The above phrase was coined by my lovely friend Krista. She uses it to describe how she feels about the leaders’ debate during a federal election. She makes stick puppets of all the candidates, gets some snacks together, and watches every minute of the debate with a delicate mix of excitement and anxiety. She has a great time, but she’s clearly stressed out by the whole ordeal.
Well, I’m going to have to borrow this phrase. Because I can’t think of a better way to describe how I feel about Marathon Day. A typical training period for a marathon is 19 weeks. That’s just over four months. Four months of almost daily runs. Four months of trying to eat like a runner (which, for me, means not getting up to eat cheese in the middle of the night). Four months of counting down to One Epic Day. Nineteen weeks later, my day finally came – the Toronto Waterfront Marathon.
It was awesome. And it was, of course, my Ninety-fifth Official Act of Happiness.

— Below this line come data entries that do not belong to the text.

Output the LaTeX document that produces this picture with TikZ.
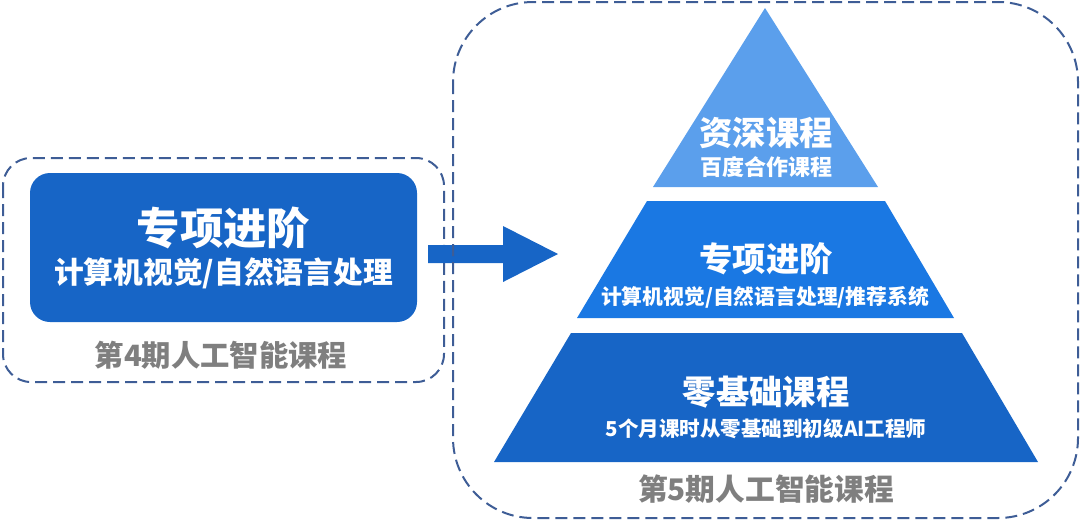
\documentclass[tikz,border=0pt]{standalone}
\usepackage{fontspec}
\setmainfont{Noto Sans CJK SC}
\definecolor{lightblue}{HTML}{5B9FEC}
\definecolor{midblue}{HTML}{1A78E3}
\definecolor{darkblue}{HTML}{1765C6}
\definecolor{dashcol}{HTML}{3E5D96}
\definecolor{graytext}{HTML}{7F7F7F}
\begin{document}
\begin{tikzpicture}[x=0.75pt,y=-0.75pt,
  dashbox/.style={draw=dashcol,line width=1.5pt,dash pattern=on 9pt off 4.5pt},
  wtext/.style={text=white,font=\bfseries,inner sep=0pt,align=center},
  gtext/.style={text=graytext,font=\bfseries,inner sep=0pt}]
\useasboundingbox (0,0) rectangle (1080,526);
% left group
\draw[dashbox,rounded corners=21pt] (3,158) rectangle (444,382);
\node[fill=darkblue,rounded corners=15pt,minimum width=387*0.75pt,minimum height=149*0.75pt,inner sep=0pt] (leftbox) at (223.5,247.5) {};
\node[wtext,font=\bfseries\fontsize{32.5}{36}\selectfont] (lefttitle) at (223.5,228) {专项进阶};
\node[wtext,font=\bfseries\fontsize{22.3}{26}\selectfont] (leftsub) at (223.5,273) {计算机视觉/自然语言处理};
\node[gtext,font=\bfseries\fontsize{22}{26}\selectfont] (leftlabel) at (221,355) {第4期人工智能课程};
% arrow
\fill[darkblue] (428,245) -- (503,245) -- (503,226) -- (558,254) -- (503,282) -- (503,263) -- (428,263) -- cycle;
% right group
\draw[dashbox,rounded corners=60pt] (453,2) rectangle (1078,518);
\fill[lightblue] (765,8) -- (878,187) -- (653,187) -- cycle;
\fill[midblue] (647,201) -- (885,201) -- (954,318) -- (577,318) -- cycle;
\fill[darkblue] (571,333) -- (962,333) -- (1038,462) -- (494,462) -- cycle;
\node[wtext,font=\bfseries\fontsize{25}{30}\selectfont] (toptitle) at (766,133) {资深课程};
\node[wtext,font=\bfseries\fontsize{16.5}{20}\selectfont] (topsub) at (766,167) {百度合作课程};
\node[wtext,font=\bfseries\fontsize{25}{30}\selectfont] (midtitle) at (766,259) {专项进阶};
\node[wtext,font=\bfseries\fontsize{15.6}{20}\selectfont] (midsub) at (765,297) {计算机视觉/自然语言处理/推荐系统};
\node[wtext,font=\bfseries\fontsize{15.4}{20}\selectfont] (botsub) at (766,429) {5个月课时从零基础到初级AI工程师};
\node[wtext,font=\bfseries\fontsize{25}{30}\selectfont] (bottitle) at (766,392) {零基础课程};
\node[gtext,font=\bfseries\fontsize{22.3}{26}\selectfont] (rightlabel) at (766,489) {第5期人工智能课程};
\end{tikzpicture}
\end{document}
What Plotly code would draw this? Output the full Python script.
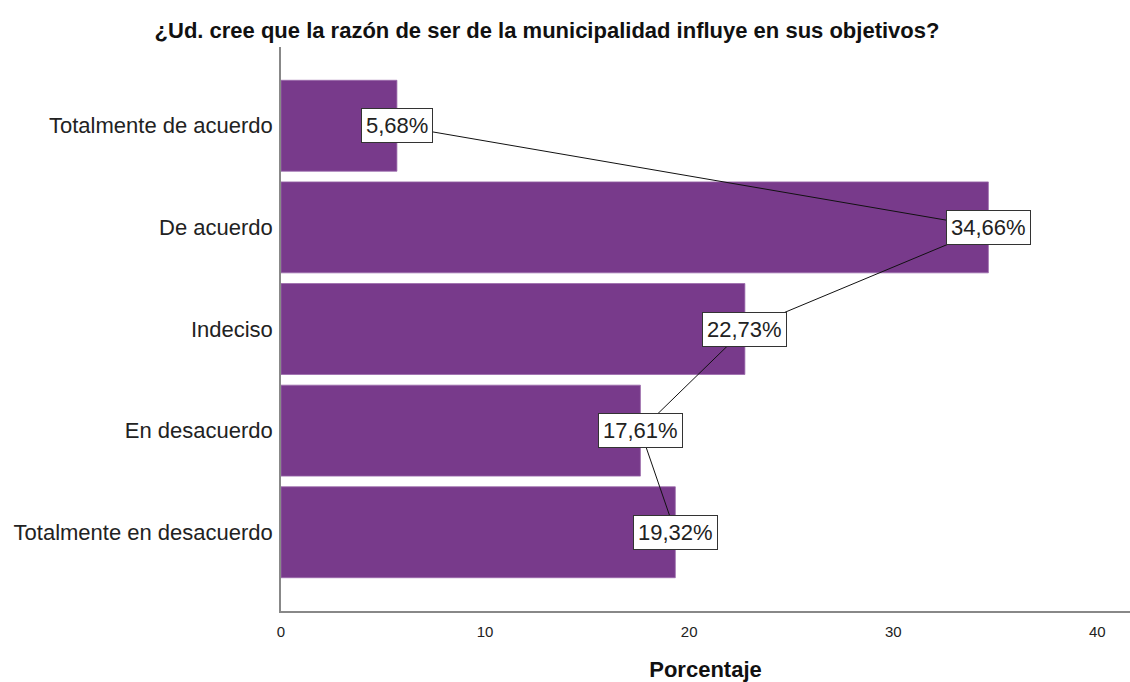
import plotly.graph_objects as go

categorias = [
    "Totalmente de acuerdo",
    "De acuerdo",
    "Indeciso",
    "En desacuerdo",
    "Totalmente en desacuerdo",
]
porcentajes = [5.68, 34.66, 22.73, 17.61, 19.32]
etiquetas = ["5,68%", "34,66%", "22,73%", "17,61%", "19,32%"]
ticks_x = [0, 10, 20, 30, 40]

FONT = "Liberation Sans, Arial, sans-serif"
MORADO = "#783a8b"

fig = go.Figure()

fig.add_trace(go.Bar(
    x=porcentajes,
    y=categorias,
    orientation="h",
    width=0.895,
    marker=dict(color=MORADO, line=dict(color="#9a6aab", width=0.8)),
    hoverinfo="skip",
))

# Línea que une los extremos de las barras
fig.add_trace(go.Scatter(
    x=porcentajes,
    y=categorias,
    mode="lines",
    line=dict(color="#111111", width=1),
    hoverinfo="skip",
))

for v, c, t in zip(porcentajes, categorias, etiquetas):
    fig.add_annotation(
        x=v, y=c, xref="x", yref="y",
        text=t, showarrow=False,
        font=dict(family=FONT, size=22, color="#222222"),
        bgcolor="white", bordercolor="#333333", borderwidth=1, borderpad=4,
    )

fig.update_layout(
    width=1130, height=682,
    margin=dict(l=281, r=0, t=47, b=71),
    paper_bgcolor="white", plot_bgcolor="white",
    showlegend=False,
    title=dict(
        text="<b>¿Ud. cree que la razón de ser de la municipalidad influye en sus objetivos?</b>",
        x=547 / 1130, xanchor="center", y=1 - 30 / 682, yanchor="middle",
        font=dict(family=FONT, size=22, color="#111111"),
    ),
    xaxis=dict(
        range=[0, 41.6], tickvals=ticks_x, showgrid=False, zeroline=False,
        showline=True, linecolor="#888888", linewidth=1.5,
        ticks="outside", ticklen=6, tickcolor="rgba(0,0,0,0)",
        tickfont=dict(family=FONT, size=15, color="#222222"),
        title=dict(text="<b>Porcentaje</b>", standoff=23,
                   font=dict(family=FONT, size=22, color="#111111")),
    ),
    yaxis=dict(
        categoryorder="array", categoryarray=categorias,
        range=[4.775, -0.775], showgrid=False, zeroline=False,
        showline=True, linecolor="#888888", linewidth=1.5,
        ticks="outside", ticklen=2, tickcolor="rgba(0,0,0,0)",
        tickfont=dict(family=FONT, size=22, color="#222222"),
    ),
)

fig.write_html("out.html")
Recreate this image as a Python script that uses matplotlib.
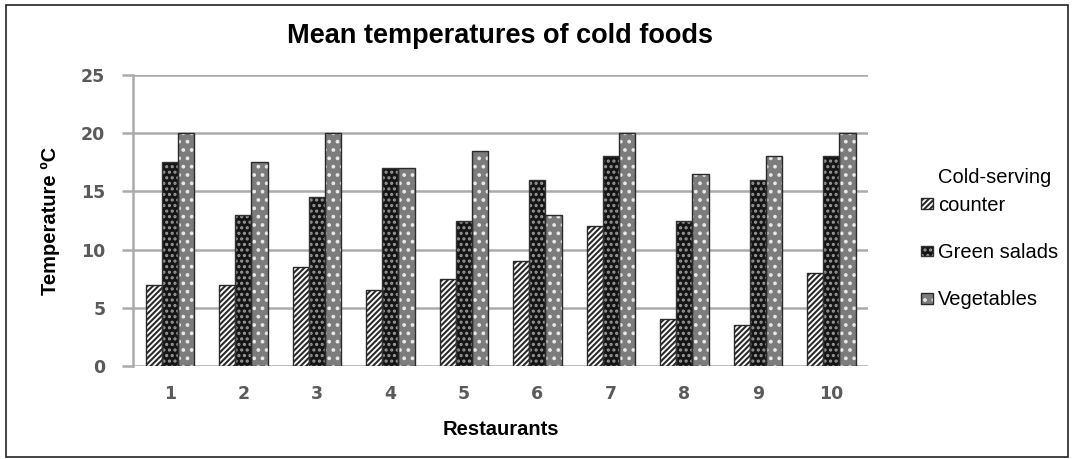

I’m borrowing Krista’s phrase because, as excited and joyful as I am about Marathon Day, there are few things as stressful as knowing that tomorrow morning, not only will you have to wake up at 6:00am, you’ll also be running 12 kilometers beyond the human body’s fuel capacity. FUN, RIGHT?
For those of you who’ve never had the pleasure of running a marathon, let me break it down for you. When you begin your training, the thought of running 42 kilometers is so far off in the distance and unfathomable, you hardly think about it. But as the weeks wear on, and the training distances grow longer, it slowly dawns on you that Jesus H Christ, a marathon is fucking long! And you’re going to run one! Even though this was my fifth, I was still a bundle of nerves.
For me, it all comes to a head in the three days leading up to the event, during which I turn into such a ball of nervous energy that I can’t. Sit. Still. The day prior to the race, I attended the Race Expo with Jenn, a.k.a. my marathon girlfriend. We trained for our first big race at the Outremont Running Room in 2007, and have since run a total of 4 marathons together. She’s the only person who can truly appreciate – and match – my excitement, so she’s the perfect date for any pre-race event.
We picked up our gear, including our race numbers. Some of the larger and better-organised races will print the runner’s name on their bib so that spectators can cheer them. When I registered, I thought it would be fun to put an exclamation point at the end of my name. I’d completely forgotten about this until I opened my packet and pulled out a bib that read “Cristina!” That’s the moment I knew it was going to be a really good race.
In the final hours leading up to The Race, I did my best to prepare. I watched “Spirit of the Marathon,” and cried at least 3 times. I ate a metric ton of moose-shaped pasta (the fun shapes are unnecessary, but I’m convinced they help). And I tried desperately to get some sleep. By the time my friends and I reached the starting line, my energy had reached a fever pitch. It was cold, grey, and windy. And I was wearing a bright pink shirt, a bib with an exclamation mark on it, and was jumping up and down shouting “WE’RE GONNA RUN A MARATHOOOOOON!” Needless to say, I was the only one.
I’ve heard it said that a marathon is like life – you’re going to encounter obstacles. What matters is how you deal with them. The first half of the race went off without a hitch. My parents even came to meet me at the 12k mark – bravely waving a Montreal Canadiens flag so I could spot them. I probably spent the first 21k trying to slow down, but I was just too bloody excited.
Around the 25k mark, fatigue hit me for the first time. And I still had 17 effing kilometers to go. But instead of having a (characteristic) panic attack, I stopped for a moment, stretched my knees, and reminded myself of all the things I’d done to prepare for this day. I’d done dozens of training runs. I’d gone to crossfit twice a week. And most recently, I’d loaded myself with enough carbs to fuel every runner in the 5k. So I kept going. And every time I hit a roadblock, I went through the checklist again. There was no conceivable reason for me not to finish, so I pressed on. I listened to cheesy music, I played air drums, I punched the air, I smiled and waved and thanked every wonderful person who cheered me on.
And I finished. I finished with my best time to date, beating my old record by almost 4 minutes. I put my arms up and screamed as I crossed the finish line, with more joy than my birthday, Christmas, and five Halloweens combined, and I remembered why I put myself through this mania year after year. No matter what’s happening at work, no matter what state of disarray my personal life is in, I can still run. I can still push my body to new and exciting limits. I can still complete this distance that should be impossible for the human body. And I can still have that feeling of victory. And nothing can take that away from me.
Cheesy, but fucking true. Run a marathon for yourself, and you’ll see.